Metal-induced microporous aminosilica creates a highly permeable gas-separation membrane

Abstract

Hybrid microporous aminosilica membranes have been successfully synthesized via doping with Ag-, Cu- and Ni- into dense bis[3-(trimethoxysilyl)propyl] amine (BTPA) membranes, which creates micropores via the crosslinking between donor pairs of electrons in the amine moiety and electron acceptors in the empty “d” orbital of the transition metal. The formation of micropores within the coordinated covalently bonded compound was investigated via Ultraviolet-Visible spectroscopy (UV-Vis), Fourier Transform Infrared spectroscopy (FT-IR), X-ray Photoelectron Spectroscopy (XPS), X-ray Diffraction (XRD), Transmission Electron Microscopy (TEM), and the isotherms of N₂ and CO₂ sorption. Values for the surface area and pore volume of the metal-doped BTPA were both expanded by increasing the metal coordination affinity to 214 m² g⁻¹ and 0.185 cm³ g⁻¹, respectively. The effect of metal doping on the membrane separation performance was evaluated using a single-gas permeation system and the activation energy of permeance was measured. Gas permeation was increased following the doping process due to the formation of a microporouse structure on the order of Ni-BTPA > Cu-BTPA > Ag-BTPA > BTPA, which corresponds to higher affinity for metal coordination. Permeation behavior was dominated by the molecular sieving effect that showed a high level of H₂ permeance at 4.45 × 10⁻⁶ mol m⁻² s⁻¹ Pa⁻¹ with a H₂/SF₆ permeance ratio that reached 15 500, which is indicative of a defect-free membrane.
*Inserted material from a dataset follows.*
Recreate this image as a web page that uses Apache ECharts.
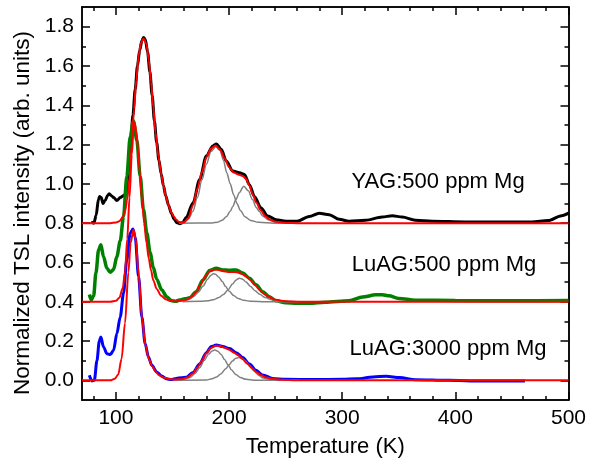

By comparison with Cu-BTPA (14.8 kJ mol⁻¹), Ag-BTPA (19.5 kJ mol⁻¹), and BTPA (31.1 kJ mol⁻¹) membranes, the Ni-BTPA membrane showed the lowest value for CO₂ activation energy (8.9 kJ mol⁻¹), which can be ascribed to the microporosity that was formed by a higher coordination interaction. The nickel-doped BTPA achieved high levels of both permeance of N₂ and selectivity for N₂/SF₆ at 3.75 × 10⁻⁷ mol m⁻² s⁻¹ Pa⁻¹ and 1900, respectively.